The term “wealth management” is one of a number of poorly understood and frequently overused financial planning phrases. Wealth management is much more than simply giving financial advice, and wealth management advisers and advisory teams provide a range of service to their clients. Although wealth managers are by definition financial advisors, there is much more to wealth management than other types of financial advice. Typically, a wealth management client would be a high net worth individual in order to require these services, whereas a financial planner may work with middle-class clients. Here are three key ways that wealth management differs from financial advice:

1. Advanced Planning

Advanced planning is one area that sets wealth management advisers apart from other financial planners or financial advisers. There are four key areas where wealth management advisers assist with advanced planning.
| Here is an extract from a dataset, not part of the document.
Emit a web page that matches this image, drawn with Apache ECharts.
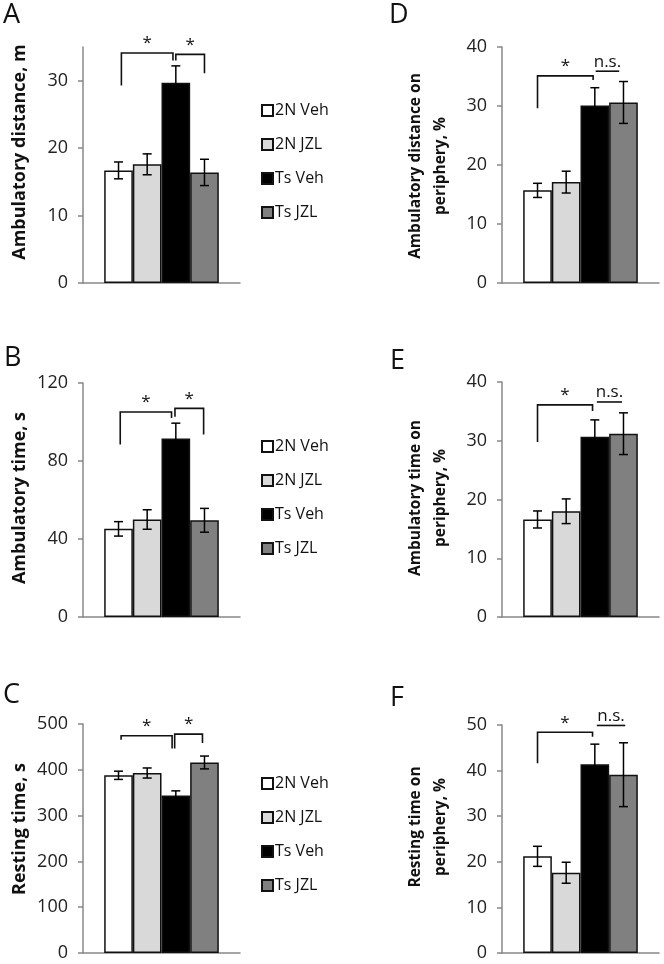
<!DOCTYPE html>
<html>
<head>
<meta charset="utf-8">
<script src="https://cdn.jsdelivr.net/npm/echarts@6/dist/echarts.min.js"></script>
<style>
html, body { margin: 0; padding: 0; background: #fff; }
#app { width: 664px; height: 964px; }
</style>
</head>
<body>
<div id="app"></div>
<script>
// groups and their fills
var groups = ['2N Veh', '2N JZL', 'Ts Veh', 'Ts JZL'];
var groupColors = ['#ffffff', '#d9d9d9', '#000000', '#808080'];

var panelNames = ['A', 'B', 'C', 'D', 'E', 'F'];
var yTitles = [
    'Ambulatory distance, m',
    'Ambulatory time, s',
    'Resting time, s',
    'Ambulatory distance on\nperiphery, %',
    'Ambulatory time on\nperiphery, %',
    'Resting time on\nperiphery, %'
];
var yMaxes = [35, 120, 500, 40, 40, 50];
var yTicks = [
    [0, 10, 20, 30],
    [0, 40, 80, 120],
    [0, 100, 200, 300, 400, 500],
    [0, 10, 20, 30, 40],
    [0, 10, 20, 30, 40],
    [0, 10, 20, 30, 40, 50]
];

// mean and SEM per group
var meanA = [16.7, 17.6, 29.7, 16.4];
var semA = [1.25, 1.55, 2.5, 1.95];
var meanB = [45.2, 50.0, 91.5, 49.6];
var semB = [3.7, 5.0, 7.9, 6.1];
var meanC = [388, 393, 344, 416];
var semC = [9, 11, 10, 14];
var meanD = [15.7, 17.1, 30.1, 30.6];
var semD = [1.2, 1.85, 3.0, 3.55];
var meanE = [16.6, 18.0, 30.7, 31.2];
var semE = [1.45, 2.1, 2.85, 3.55];
var meanF = [21.2, 17.6, 41.4, 39.1];
var semF = [2.2, 2.3, 4.4, 7.0];

// significance marks: [from group, to group, top, left end, right end]
var sigA = [[0.1, 1.9, 34.1, 29.3, 33.0], [2.0, 3.0, 33.9, 33.0, 31.1]];
var sigB = [[0.06, 1.85, 105.1, 88.4, 102.1], [1.97, 2.97, 107.0, 102.7, 93.6]];
var sigC = [[0.09, 1.87, 474.5, 465.7, 446.7], [1.96, 2.93, 478, 446.7, 458.4]];
var sigD = [[0, 1.94, 35.1, 29.6, 34.4], [2.03, 2.85, 35.9, 35.9, 35.9]];
var sigE = [[0, 1.92, 36.1, 29.8, 35.05], [2.07, 2.95, 36.6, 36.6, 36.6]];
var sigF = [[0, 1.92, 48.4, 41.6, 47.4], [2.07, 3.06, 49.9, 49.9, 49.9]];
var sigTextLeft = ['*', '*'];
var sigTextRight = ['*', 'n.s.'];

var means = [meanA, meanB, meanC, meanD, meanE, meanF];
var sems = [semA, semB, semC, semD, semE, semF];
var sigs = [sigA, sigB, sigC, sigD, sigE, sigF];
var sigTexts = [sigTextLeft, sigTextLeft, sigTextLeft, sigTextRight, sigTextRight, sigTextRight];

var FONT = '"Open Sans"';
var GAP = 0.27;

// panel layout
var grids = [
    { left: 83, top: 47, width: 157, height: 236 },
    { left: 83, top: 383, width: 157, height: 234 },
    { left: 83, top: 724, width: 157, height: 229 },
    { left: 502, top: 47, width: 157, height: 236 },
    { left: 502, top: 382, width: 157, height: 235 },
    { left: 502, top: 725, width: 157, height: 228 }
];
var letterPos = [[3, 2], [4, 345], [3, 682], [389, 2], [390, 348], [390, 685]];
// centre of each rotated y title
var titlePos = [[20, 152], [20, 498], [20, 829], [428, 166], [428, 498], [428, 827]];
var titleSize = [18, 18, 18, 15.5, 15.5, 15.5];

function barWidthOf(api) {
    return api.size([1, 0])[0] * (1 - GAP) / 4;
}

function errItem(params, api) {
    var bw = barWidthOf(api);
    var c = api.coord([0, api.value(1)]);
    var x = c[0] + (api.value(3) - 1.5) * bw;
    var hi = api.coord([0, api.value(1) + api.value(2)])[1];
    var lo = api.coord([0, api.value(1) - api.value(2)])[1];
    var st = { stroke: '#000', lineWidth: 1.5 };
    return {
        type: 'group',
        children: [
            { type: 'line', shape: { x1: x, y1: hi, x2: x, y2: lo }, style: st },
            { type: 'line', shape: { x1: x - 4.5, y1: hi, x2: x + 4.5, y2: hi }, style: st },
            { type: 'line', shape: { x1: x - 4.5, y1: lo, x2: x + 4.5, y2: lo }, style: st }
        ]
    };
}

function sigItem(texts) {
    return function (params, api) {
        var bw = barWidthOf(api);
        var base = api.coord([0, api.value(2)]);
        var x1 = base[0] + (api.value(0) - 1.5) * bw;
        var x2 = base[0] + (api.value(1) - 1.5) * bw;
        var yTop = base[1];
        var yl = api.coord([0, api.value(3)])[1];
        var yr = api.coord([0, api.value(4)])[1];
        return {
            type: 'group',
            children: [
                {
                    type: 'polyline',
                    shape: { points: [[x1, yl], [x1, yTop], [x2, yTop], [x2, yr]] },
                    style: { stroke: '#111', lineWidth: 1.6, fill: null }
                },
                {
                    type: 'text',
                    x: (x1 + x2) / 2,
                    y: yTop - 1,
                    style: {
                        text: texts[params.dataIndex],
                        align: 'center',
                        verticalAlign: 'bottom',
                        fontSize: 17,
                        fontFamily: FONT,
                        fill: '#111'
                    }
                }
            ]
        };
    };
}

var option = {
    animation: false,
    backgroundColor: '#fff',
    title: [],
    legend: [],
    grid: [],
    xAxis: [],
    yAxis: [],
    graphic: [],
    series: []
};

for (var p = 0; p < 6; p++) {
    option.grid.push(grids[p]);
    option.title.push({
        text: panelNames[p],
        left: letterPos[p][0],
        top: letterPos[p][1],
        padding: 0,
        textStyle: { fontFamily: FONT, fontSize: 27, fontWeight: 'normal', color: '#111' }
    });
    // y axis title
    option.graphic.push({
        type: 'text',
        x: titlePos[p][0],
        y: titlePos[p][1],
        rotation: Math.PI / 2,
        style: {
            text: yTitles[p],
            align: 'center',
            verticalAlign: 'middle',
            fontFamily: FONT,
            fontSize: titleSize[p],
            fontWeight: 'bold',
            lineHeight: 25,
            fill: '#111'
        }
    });
    option.xAxis.push({
        type: 'category',
        gridIndex: p,
        data: [''],
        axisLine: { lineStyle: { color: '#888', width: 1.5 } },
        axisTick: { show: false },
        axisLabel: { show: false }
    });
    option.yAxis.push({
        type: 'value',
        gridIndex: p,
        min: 0,
        max: yMaxes[p],
        axisLine: { show: true, lineStyle: { color: '#888', width: 1.5 } },
        axisTick: { show: true, length: 5, lineStyle: { color: '#888', width: 1.5 }, customValues: yTicks[p] },
        axisLabel: { fontFamily: FONT, fontSize: 18, color: '#222', margin: 15, customValues: yTicks[p] },
        splitLine: { show: false }
    });
    for (var g = 0; g < 4; g++) {
        option.series.push({
            type: 'bar',
            name: groups[g],
            xAxisIndex: p,
            yAxisIndex: p,
            data: [means[p][g]],
            barGap: '0%',
            barCategoryGap: (GAP * 100) + '%',
            itemStyle: { color: groupColors[g], borderColor: '#111', borderWidth: 1.5 },
            emphasis: { disabled: true }
        });
    }
    option.series.push({
        type: 'custom',
        xAxisIndex: p,
        yAxisIndex: p,
        z: 5,
        renderItem: errItem,
        data: means[p].map(function (m, i) { return [0, m, sems[p][i], i]; })
    });
    option.series.push({
        type: 'custom',
        xAxisIndex: p,
        yAxisIndex: p,
        z: 5,
        clip: false,
        renderItem: sigItem(sigTexts[p]),
        data: sigs[p]
    });
}

// legends beside A, B and C
var legendTops = [96, 432, 769];
legendTops.forEach(function (t) {
    option.legend.push({
        data: groups,
        orient: 'vertical',
        left: 256,
        top: t,
        icon: 'rect',
        itemWidth: 11,
        itemHeight: 11,
        itemGap: 15,
        selectedMode: false,
        textStyle: { fontFamily: FONT, fontSize: 16, color: '#111', lineHeight: 19, padding: [0, 0, 0, -3] }
    });
});

var chart = echarts.init(document.getElementById('app'));
chart.setOption(option);
</script>
</body>
</html>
Wealth management teams can assist with wealth enhancement to maximize financial growth, wealth protection to protect clients’ savings from potential liabilities, wealth transfer to the client’s heirs in the event of the client’s death, and charitable giving to maximize tax deductions. Wealth managers know how to maximize their clients’ Social Security benefits, minimize their tax liability, and plan for the future by ensuring that estate planning documents are in order.

2. Investment Consulting

Although any qualified financial adviser can offer advice with investments, a wealth management team who specializes in this area will be able to offer a wide range of investment opportunities to their clients. Wealth management advisers recommend investments with their clients’ specific financial goals in mind and provide more personalized advice than other investment consultants. Because the wealth manager works for the client, he or she will put the client’s needs over the investment product in order to build trust and establish a rapport with the client.

3. Relationships

Wealth management advisers build relationships with their clients to learn more about where they are financially, what they value, and what their short-term and long-term goals are so that they can provide the best possible financial solutions. By getting to know their clients, they are able to offer a wider range of services tailored to meet their clients’ specific needs. They also help their clients to build relationships with other professionals. A wealth management team may collaborate with others such as accountants, attorneys who specialize in estate planning, and property experts, to help the client meet his or her financial goals.